[Figure scripts]
━━━━━━━━━━━━━━━━━━━━━━━━━━━━━━

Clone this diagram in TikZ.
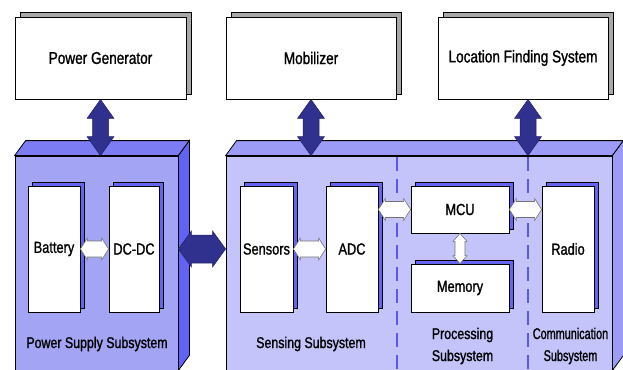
\documentclass[tikz,border=0pt]{standalone}
\usepackage{fontspec}
\setmainfont{Liberation Sans}[FakeStretch=0.8,FakeBold=1.2]
\newfontfamily\narrowfont{Liberation Sans}[FakeStretch=0.7,FakeBold=1.2]
\usetikzlibrary{calc,shadows}
\definecolor{psfront}{HTML}{A4A4F4}
\definecolor{pstop}{HTML}{7C7CF4}
\definecolor{psside}{HTML}{6262F4}
\definecolor{ssfront}{HTML}{C4C4FA}
\definecolor{sstop}{HTML}{9C9CF6}
\definecolor{ssside}{HTML}{9C9CF6}
\definecolor{shadowpurple}{HTML}{6464F0}
\definecolor{darkarrow}{HTML}{30308E}
\definecolor{dashblue}{HTML}{5A5AEA}
\definecolor{shadowgray}{HTML}{A8A8A8}
% horizontal double arrow: style, left, right, head length, head half width, body half width
\newcommand\hdarrow[6]{\path[#1] let \p1=(#2), \p2=(#3) in
  (\x1,\y1) -- (\x1+#4,\y1+#5) -- (\x1+#4,\y1+#6) -- (\x2-#4,\y2+#6) -- (\x2-#4,\y2+#5)
  -- (\x2,\y2) -- (\x2-#4,\y2-#5) -- (\x2-#4,\y2-#6) -- (\x1+#4,\y1-#6) -- (\x1+#4,\y1-#5) -- cycle;}
% vertical double arrow: style, top, bottom, head length, head half width, body half width
\newcommand\vdarrow[6]{\path[#1] let \p1=(#2), \p2=(#3) in
  (\x1,\y1) -- (\x1+#5,\y1-#4) -- (\x1+#6,\y1-#4) -- (\x2+#6,\y2+#4) -- (\x2+#5,\y2+#4)
  -- (\x2,\y2) -- (\x2-#5,\y2+#4) -- (\x2-#6,\y2+#4) -- (\x1-#6,\y1-#4) -- (\x1-#5,\y1-#4) -- cycle;}
\begin{document}
\begin{tikzpicture}[x=1pt,y=-1pt,line join=miter,
  topbox/.style={draw=black,line width=0.9pt,fill=white,minimum width=#1,minimum height=82pt,inner sep=0pt,
    font=\fontsize{17}{20}\selectfont,
    copy shadow={shadow xshift=5pt,shadow yshift=5pt,fill=shadowgray,draw=black,line width=0.9pt}},
  innerbox/.style n args={2}{draw=black,line width=0.8pt,fill=white,minimum width=#1,minimum height=#2,inner sep=0pt,
    font=\fontsize{16}{19}\selectfont,
    copy shadow={shadow xshift=4pt,shadow yshift=4pt,fill=shadowpurple,draw=black,line width=0.8pt}},
  face/.style={draw=black,line width=0.8pt},
  sublabel/.style={font=\fontsize{15.5}{22}\selectfont,align=center,inner sep=0pt},
  divider/.style={draw=dashblue,line width=1.6pt,dash pattern=on 14pt off 8pt},
  darkarr/.style={fill=darkarrow,draw=darkarrow!70!black,line width=0.5pt},
  whitearr/.style={fill=white,draw=black!55,line width=0.6pt},
]
\useasboundingbox (0,0) rectangle (623,369);
\clip (0,0) rectangle (623,369);

% big subsystem boxes
\node[face,fill=psfront,minimum width=163pt,minimum height=214pt,inner sep=0pt] (ps) at (96.5,263) {};
\path[face,fill=pstop] (ps.north west) -- ++(11,-15) -- ($(ps.north east)+(11,-15)$) -- (ps.north east) -- cycle;
\path[face,fill=psside] (ps.north east) -- ++(11,-15) -- ($(ps.south east)+(11,-15)$) -- (ps.south east) -- cycle;

\node[face,fill=ssfront,minimum width=386pt,minimum height=214pt,inner sep=0pt] (ss) at (419,263) {};
\path[face,fill=sstop] (ss.north west) -- ++(11,-15) -- ($(ss.north east)+(11,-15)$) -- (ss.north east) -- cycle;
\path[face,fill=ssside] (ss.north east) -- ++(11,-15) -- ($(ss.south east)+(11,-15)$) -- (ss.south east) -- cycle;

% dividers
\coordinate (d1) at (397,157);
\coordinate (d2) at (528,157);
\draw[divider] (d1) -- (d1 |- ss.south);
\draw[divider] (d2) -- (d2 |- ss.south);

% subsystem labels
\node[sublabel] (psl) at (97,344) {Power Supply Subsystem};
\node[sublabel] (ssl) at (311,344) {Sensing Subsystem};
\node[sublabel] (prl) at (462.5,346) {Processing\\Subsystem};
\node[sublabel,font=\narrowfont\fontsize{15.5}{22}\selectfont] (cml) at (570.5,346) {Communication\\Subsystem};

% inner boxes
\node[innerbox={52pt}{126pt}] (bat) at (54,249) {Battery};
\node[innerbox={50pt}{126pt}] (dcdc) at (134,249) {DC-DC};
\node[innerbox={53pt}{126pt}] (sen) at (266.5,249) {Sensors};
\node[innerbox={52pt}{126pt}] (adc) at (352,249) {ADC};
\node[innerbox={98pt}{47pt}] (mcu) at (460,209.5) {MCU};
\node[innerbox={98pt}{48pt}] (mem) at (460,288) {Memory};
\node[innerbox={52pt}{126pt}] (rad) at (568,249) {Radio};

% white connectors
\hdarrow{whitearr}{bat.east}{dcdc.west}{7pt}{11pt}{8pt}
\hdarrow{whitearr}{sen.east}{adc.west}{7pt}{11pt}{8pt}
\hdarrow{whitearr}{adc.east |- mcu.east}{mcu.west}{7pt}{11pt}{8pt}
\hdarrow{whitearr}{mcu.east}{rad.west |- mcu.east}{7pt}{11pt}{8pt}
\vdarrow{whitearr}{mcu.south}{mem.north}{8pt}{7pt}{5pt}

% top boxes
\node[topbox=171pt] (pg) at (100.5,58) {Power Generator};
\node[topbox=170pt] (mob) at (311,58) {Mobilizer};
\node[topbox=170pt] (lfs) at (523,58) {Location Finding System};

% dark connectors
\hdarrow{darkarr}{bat -| ps.east}{bat -| ss.west}{13pt}{18pt}{14pt}
\vdarrow{darkarr}{pg.south}{pg.south |- ps.north}{19pt}{13.5pt}{8pt}
\vdarrow{darkarr}{mob.south}{mob.south |- ss.north}{19pt}{13.5pt}{8pt}
\vdarrow{darkarr}{d2 |- lfs.south}{d2 |- ss.north}{19pt}{13.5pt}{8pt}
\end{tikzpicture}
\end{document}
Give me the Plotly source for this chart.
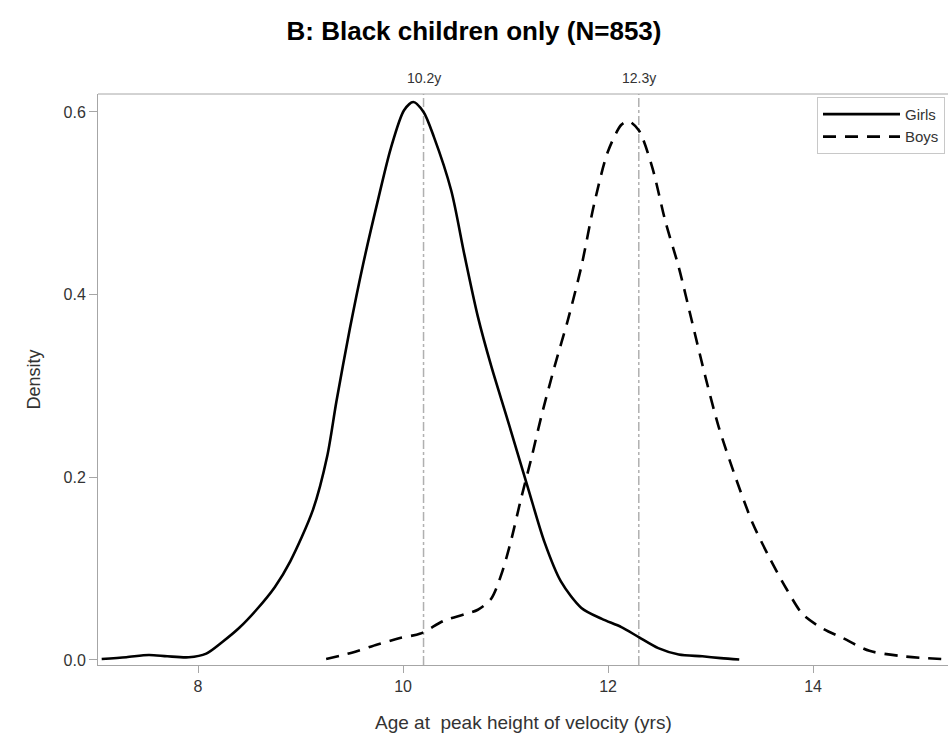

━━━━━━━━━━━━━━━━━━━━━━━━━━━━━━

YOUR GOAL
Retype the entries word for word. Omit any images.

EXERCISE OUTPUT
Clone this diagram in TikZ.
\documentclass[tikz,border=0pt]{standalone}
\usepackage{fontspec}
\setmainfont{Liberation Sans}[FakeStretch=0.8,FakeBold=1.2]
\newfontfamily\narrowfont{Liberation Sans}[FakeStretch=0.7,FakeBold=1.2]
\usetikzlibrary{calc,shadows}
\definecolor{psfront}{HTML}{A4A4F4}
\definecolor{pstop}{HTML}{7C7CF4}
\definecolor{psside}{HTML}{6262F4}
\definecolor{ssfront}{HTML}{C4C4FA}
\definecolor{sstop}{HTML}{9C9CF6}
\definecolor{ssside}{HTML}{9C9CF6}
\definecolor{shadowpurple}{HTML}{6464F0}
\definecolor{darkarrow}{HTML}{30308E}
\definecolor{dashblue}{HTML}{5A5AEA}
\definecolor{shadowgray}{HTML}{A8A8A8}
% horizontal double arrow: style, left, right, head length, head half width, body half width
\newcommand\hdarrow[6]{\path[#1] let \p1=(#2), \p2=(#3) in
  (\x1,\y1) -- (\x1+#4,\y1+#5) -- (\x1+#4,\y1+#6) -- (\x2-#4,\y2+#6) -- (\x2-#4,\y2+#5)
  -- (\x2,\y2) -- (\x2-#4,\y2-#5) -- (\x2-#4,\y2-#6) -- (\x1+#4,\y1-#6) -- (\x1+#4,\y1-#5) -- cycle;}
% vertical double arrow: style, top, bottom, head length, head half width, body half width
\newcommand\vdarrow[6]{\path[#1] let \p1=(#2), \p2=(#3) in
  (\x1,\y1) -- (\x1+#5,\y1-#4) -- (\x1+#6,\y1-#4) -- (\x2+#6,\y2+#4) -- (\x2+#5,\y2+#4)
  -- (\x2,\y2) -- (\x2-#5,\y2+#4) -- (\x2-#6,\y2+#4) -- (\x1-#6,\y1-#4) -- (\x1-#5,\y1-#4) -- cycle;}
\begin{document}
\begin{tikzpicture}[x=1pt,y=-1pt,line join=miter,
  topbox/.style={draw=black,line width=0.9pt,fill=white,minimum width=#1,minimum height=82pt,inner sep=0pt,
    font=\fontsize{17}{20}\selectfont,
    copy shadow={shadow xshift=5pt,shadow yshift=5pt,fill=shadowgray,draw=black,line width=0.9pt}},
  innerbox/.style n args={2}{draw=black,line width=0.8pt,fill=white,minimum width=#1,minimum height=#2,inner sep=0pt,
    font=\fontsize{16}{19}\selectfont,
    copy shadow={shadow xshift=4pt,shadow yshift=4pt,fill=shadowpurple,draw=black,line width=0.8pt}},
  face/.style={draw=black,line width=0.8pt},
  sublabel/.style={font=\fontsize{15.5}{22}\selectfont,align=center,inner sep=0pt},
  divider/.style={draw=dashblue,line width=1.6pt,dash pattern=on 14pt off 8pt},
  darkarr/.style={fill=darkarrow,draw=darkarrow!70!black,line width=0.5pt},
  whitearr/.style={fill=white,draw=black!55,line width=0.6pt},
]
\useasboundingbox (0,0) rectangle (623,369);
\clip (0,0) rectangle (623,369);

% big subsystem boxes
\node[face,fill=psfront,minimum width=163pt,minimum height=214pt,inner sep=0pt] (ps) at (96.5,263) {};
\path[face,fill=pstop] (ps.north west) -- ++(11,-15) -- ($(ps.north east)+(11,-15)$) -- (ps.north east) -- cycle;
\path[face,fill=psside] (ps.north east) -- ++(11,-15) -- ($(ps.south east)+(11,-15)$) -- (ps.south east) -- cycle;

\node[face,fill=ssfront,minimum width=386pt,minimum height=214pt,inner sep=0pt] (ss) at (419,263) {};
\path[face,fill=sstop] (ss.north west) -- ++(11,-15) -- ($(ss.north east)+(11,-15)$) -- (ss.north east) -- cycle;
\path[face,fill=ssside] (ss.north east) -- ++(11,-15) -- ($(ss.south east)+(11,-15)$) -- (ss.south east) -- cycle;

% dividers
\coordinate (d1) at (397,157);
\coordinate (d2) at (528,157);
\draw[divider] (d1) -- (d1 |- ss.south);
\draw[divider] (d2) -- (d2 |- ss.south);

% subsystem labels
\node[sublabel] (psl) at (97,344) {Power Supply Subsystem};
\node[sublabel] (ssl) at (311,344) {Sensing Subsystem};
\node[sublabel] (prl) at (462.5,346) {Processing\\Subsystem};
\node[sublabel,font=\narrowfont\fontsize{15.5}{22}\selectfont] (cml) at (570.5,346) {Communication\\Subsystem};

% inner boxes
\node[innerbox={52pt}{126pt}] (bat) at (54,249) {Battery};
\node[innerbox={50pt}{126pt}] (dcdc) at (134,249) {DC-DC};
\node[innerbox={53pt}{126pt}] (sen) at (266.5,249) {Sensors};
\node[innerbox={52pt}{126pt}] (adc) at (352,249) {ADC};
\node[innerbox={98pt}{47pt}] (mcu) at (460,209.5) {MCU};
\node[innerbox={98pt}{48pt}] (mem) at (460,288) {Memory};
\node[innerbox={52pt}{126pt}] (rad) at (568,249) {Radio};

% white connectors
\hdarrow{whitearr}{bat.east}{dcdc.west}{7pt}{11pt}{8pt}
\hdarrow{whitearr}{sen.east}{adc.west}{7pt}{11pt}{8pt}
\hdarrow{whitearr}{adc.east |- mcu.east}{mcu.west}{7pt}{11pt}{8pt}
\hdarrow{whitearr}{mcu.east}{rad.west |- mcu.east}{7pt}{11pt}{8pt}
\vdarrow{whitearr}{mcu.south}{mem.north}{8pt}{7pt}{5pt}

% top boxes
\node[topbox=171pt] (pg) at (100.5,58) {Power Generator};
\node[topbox=170pt] (mob) at (311,58) {Mobilizer};
\node[topbox=170pt] (lfs) at (523,58) {Location Finding System};

% dark connectors
\hdarrow{darkarr}{bat -| ps.east}{bat -| ss.west}{13pt}{18pt}{14pt}
\vdarrow{darkarr}{pg.south}{pg.south |- ps.north}{19pt}{13.5pt}{8pt}
\vdarrow{darkarr}{mob.south}{mob.south |- ss.north}{19pt}{13.5pt}{8pt}
\vdarrow{darkarr}{d2 |- lfs.south}{d2 |- ss.north}{19pt}{13.5pt}{8pt}
\end{tikzpicture}
\end{document}
Give me the Plotly source for this chart.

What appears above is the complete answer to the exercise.